Just the names of many of the proposed observatories suggest an arms race: the Giant Magellan Telescope, the Thirty Meter Telescope and the European Extremely Large Telescope, which was downsized from the OverWhelmingly Large Telescope. Add to those three big ground observatories a new super eye in the sky, NASA's James Webb Space Telescope, scheduled for launch in 2013.
With these proposed giant telescopes, astronomers hope to get the first pictures of planets outside our solar system, watch stars and planets being born, and catch a glimpse of what was happening near the birth of the universe.
When scientists look at a faraway celestial object, they are seeing it as it existed millions and millions of years ago, because it takes so long for light from the object to reach Earth.

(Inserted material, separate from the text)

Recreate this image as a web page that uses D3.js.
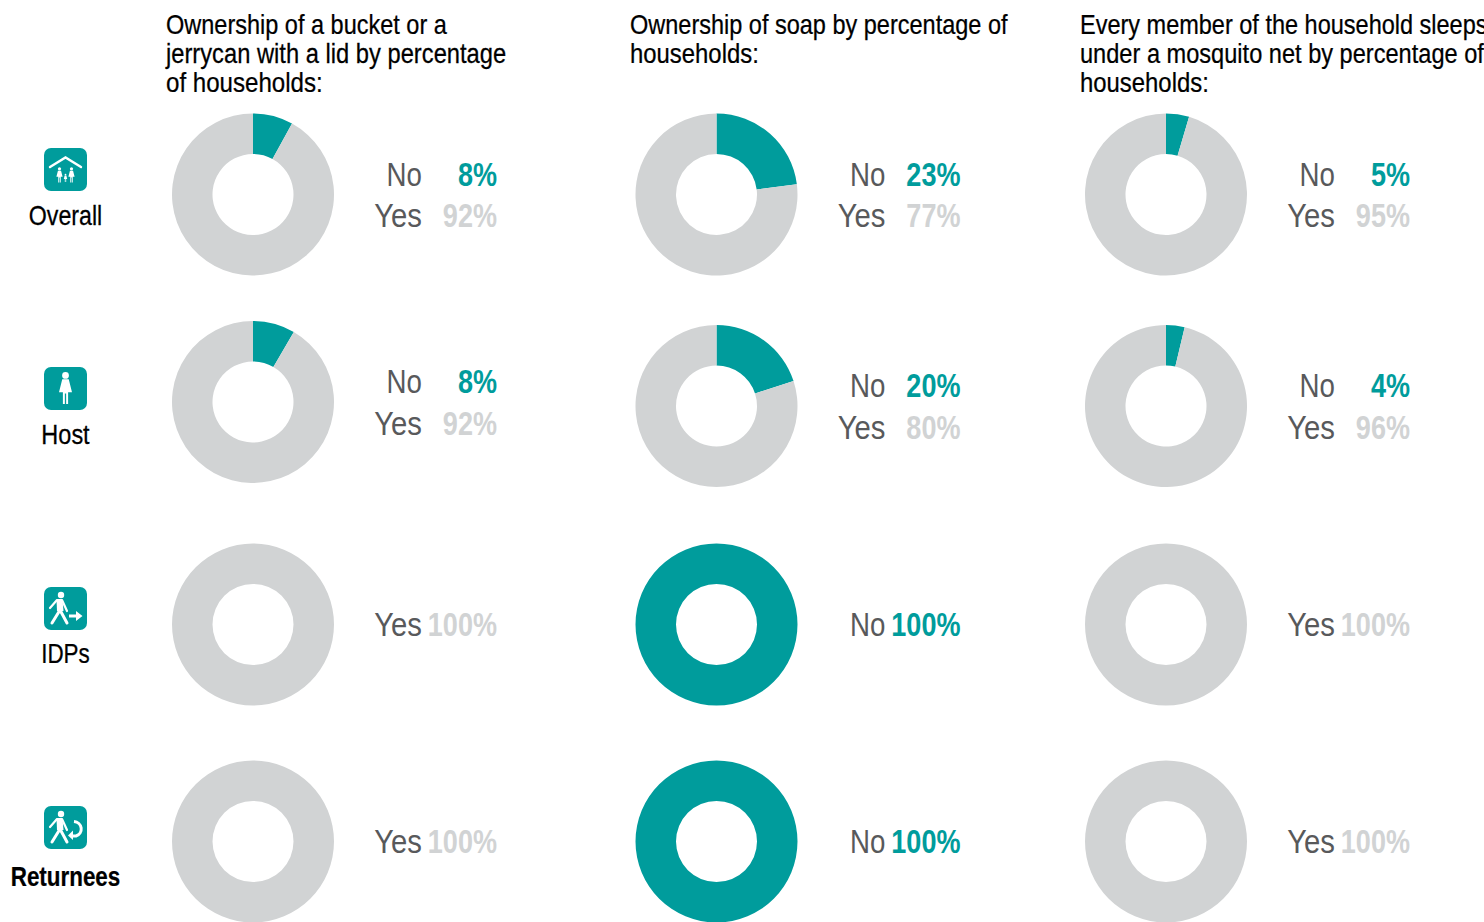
<!DOCTYPE html>
<html>
<head>
<meta charset="utf-8">
<script src="https://cdn.jsdelivr.net/npm/d3@7"></script>
<style>
html, body { margin: 0; padding: 0; background: #fff; overflow: hidden; }
text { font-family: "Liberation Sans", sans-serif; }
</style>
</head>
<body>
<script>
var groups = ["Overall", "Host", "IDPs", "Returnees"];
var questions = [
    ["Ownership of a bucket or a", "jerrycan with a lid by percentage", "of households:"],
    ["Ownership of soap by percentage of", "households:"],
    ["Every member of the household sleeps", "under a mosquito net by percentage of", "households:"]
];
var answers = ["No", "Yes"];
// share of "No" per group, one list per question (read off the wedges, labels are rounded)
var bucketNo = [8, 8.4, 0, 0];
var soapNo = [23, 20, 100, 100];
var netNo = [4.6, 3.7, 0, 0];
var noValues = [bucketNo, soapNo, netNo];

var w = 1484;
var h = 922;
var teal = "#009c9c";
var grey = "#d1d3d4";
var labelGrey = "#58595b";
var outerR = 81;
var innerR = 40.5;

var colX = [253, 716.5, 1166];
var rowY = [194.5, 402, 624.5, 841.5];
var hostShift = [0, 4, 4];      // the Host row sits a bit lower in columns 2 and 3
var titleX = [166, 630, 1080];
var titleSqueeze = [[0.871, 0.879, 0.893], [0.871, 0.885], [0.871, 0.874, 0.885]];
var answerSqueeze = { No: 0.84, Yes: 0.887 };
var groupSqueeze = [0.86, 0.87, 0.83, 0.83];

var svg = d3.select("body")
    .append("svg")
    .attr("width", w)
    .attr("height", h)
    .style("display", "block");

var pie = d3.pie().sort(null);
var arc = d3.arc().innerRadius(innerR).outerRadius(outerR);
var colors = d3.scaleOrdinal().domain(answers).range([teal, grey]);
var pct = d3.format(".0f");

// the original type is a narrow Arial, so squeeze the text sideways
function narrowText(g, x, y, sx, str) {
    return g.append("text")
        .attr("transform", "translate(" + x + "," + y + ") scale(" + sx + ",1)")
        .text(str);
}

// question headers
questions.forEach(function (lines, c) {
    lines.forEach(function (line, i) {
        narrowText(svg, titleX[c], 34 + i * 29, titleSqueeze[c][i], line)
            .attr("font-size", 27)
            .attr("fill", "#000")
            .attr("stroke", "#000")
            .attr("stroke-width", 0.25);
    });
});

// donuts and their labels
noValues.forEach(function (values, c) {
    values.forEach(function (no, r) {
        var cy = rowY[r] + (r == 1 ? hostShift[c] : 0);
        var g = svg.append("g").attr("transform", "translate(" + colX[c] + "," + cy + ")");
        var parts = [{ name: "No", value: no }, { name: "Yes", value: 100 - no }];

        g.selectAll("path")
            .data(pie.value(function (d) { return d.value; })(parts))
            .enter()
            .append("path")
            .attr("d", arc)
            .attr("fill", function (d) { return colors(d.data.name); });

        var shown = parts.filter(function (d) { return d.value > 0; });
        shown.forEach(function (d, i) {
            var y = shown.length == 1 ? 11 : (i == 0 ? -9 : 32.5);
            narrowText(g, 169, y, answerSqueeze[d.name], d.name)
                .attr("text-anchor", "end")
                .attr("font-size", 33)
                .attr("fill", labelGrey);
            narrowText(g, 244, y, 0.82, pct(d.value) + "%")
                .attr("text-anchor", "end")
                .attr("font-size", 33)
                .attr("font-weight", "bold")
                .attr("fill", d.name == "No" ? teal : grey);
        });
    });
});

// little white figures for the group icons, in a 43x43 box
function person(g, x, y, s) {
    var p = g.append("g").attr("transform", "translate(" + x + "," + y + ") scale(" + s + ")");
    p.append("circle").attr("cx", 0).attr("cy", -10).attr("r", 2.6).attr("fill", "#fff");
    p.append("path").attr("d", "M-2.5-7H2.5L5 3H2V12H.5V4H-.5V12H-2V3H-5Z").attr("fill", "#fff");
}

function walker(g) {
    g.append("circle").attr("cx", 17).attr("cy", 8).attr("r", 3.2).attr("fill", "#fff");
    g.append("path")
        .attr("d", "M6 21L13 13H18L23 24")
        .attr("fill", "none")
        .attr("stroke", "#fff")
        .attr("stroke-width", 2.2)
        .attr("stroke-linecap", "round")
        .attr("stroke-linejoin", "round");
    g.append("path").attr("d", "M12.5 12.5H18.5L19.5 24H13Z").attr("fill", "#fff");
    g.append("path")
        .attr("d", "M16 23L8 36M16 23L23 36")
        .attr("fill", "none")
        .attr("stroke", "#fff")
        .attr("stroke-width", 3)
        .attr("stroke-linecap", "round");
}

var iconDraw = [
    function (g) {
        g.append("path")
            .attr("d", "M6 19L21.5 9.5L37 19")
            .attr("fill", "none")
            .attr("stroke", "#fff")
            .attr("stroke-width", 2.4)
            .attr("stroke-linecap", "round");
        person(g, 15.5, 27, 0.62);
        person(g, 27.5, 27, 0.62);
        person(g, 21.5, 30, 0.34);
    },
    function (g) {
        person(g, 21.5, 21.4, 1.3);
    },
    function (g) {
        walker(g);
        g.append("path").attr("d", "M25 27.5H32V24L38.5 29L32 34V30.5H25Z").attr("fill", "#fff");
    },
    function (g) {
        walker(g);
        g.append("path")
            .attr("d", "M30 15.5A8 7.5 0 0 1 32 30H27")
            .attr("fill", "none")
            .attr("stroke", "#fff")
            .attr("stroke-width", 3);
        g.append("path").attr("d", "M29 24.5L24 29.5L29 34Z").attr("fill", "#fff");
    }
];

var iconY = [148, 367, 587, 806];
var labelY = [225, 444, 663, 886];

var rows = svg.selectAll(".group")
    .data(groups)
    .enter()
    .append("g")
    .attr("class", "group");

rows.each(function (d, i) {
    var row = d3.select(this);
    narrowText(row, 65.5, labelY[i], groupSqueeze[i], d)
        .attr("text-anchor", "middle")
        .attr("font-size", 27)
        .attr("font-weight", d == "Returnees" ? "bold" : "normal")
        .attr("fill", "#000")
        .attr("stroke", "#000")
        .attr("stroke-width", 0.25);

    var g = row.append("g")
        .attr("transform", "translate(44," + iconY[i] + ")");
    g.append("rect")
        .attr("width", 43)
        .attr("height", 43)
        .attr("rx", 7)
        .attr("fill", teal);
    iconDraw[i](g);
});
</script>
</body>
</html>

Current telescopes are able to look back only about 1 billion years in time. But the new telescopes will be so powerful that they should be able to gaze back to a couple of hundred million years after the Big Bang, which scientists believe happened 13.7 billion years ago. That's where all the action is.
Two new technologies enable this extraordinary quest — one reliant on modern lasers and computing power and the other inspired by ancient Greek and Roman tile work.
The first is adaptive optics. It allows telescopes on the ground to get rid of the distortion caused when looking through Earth's atmosphere into space.
Adaptive optics relies on a laser to create an artificial star, or a constellation of fake stars, in the sky. Astronomers then examine the fake stars and use computers to calculate how much atmospheric distortion there is at any given time. Then they adjust the mirrors to compensate like a pair of eyeglasses. This adjustment happens automatically hundreds of times per second.
The second breakthrough involves technology that makes bigger mirrors possible. Instead of casting a giant mirror in one piece, which is difficult and limits size, astronomers now make smaller mirror segments and piece them together.
Jerry Nelson, a scientist at Keck Observatory in Hawaii now working on the Thirty Meter Telescope, pioneered this technique and said he got the idea from looking at how the Greeks and Romans tiled their baths. This technique is going from 36 segments in current telescopes to 492 segments with his new project.
For the past decade and a half, the Keck has had the largest Earth-bound telescopes, with mirrors nearly 33 feet in diameter. Observatories to be built within the decade will dwarf those:
● The Giant Magellan Telescope. A partnership of six U.S. universities, an Australian college, the Smithsonian Astrophysical Observatory and the Carnegie Institution of Washington will place the telescope in Las Campanas, Chile, around 2016. The plan is for an 80-foot mirror. The cost is around $500 million.
● The Thirty Meter Telescope. The California Institute of Technology, the University of California and the Association of Canadian Universities for Research in Astronomy are aiming for a telescope with about a 98-foot mirror by 2018. The cost is about $780 million.
● The European Extremely Large Telescope. A partnership of European countries already has telescopes in Chile and is aiming for a new one with a mirror of 138 feet, scaled back from initial plans of 328 feet. The Europeans are aiming for a 2018 completion but have not chosen a specific location yet. The cost would be $1.17 billion.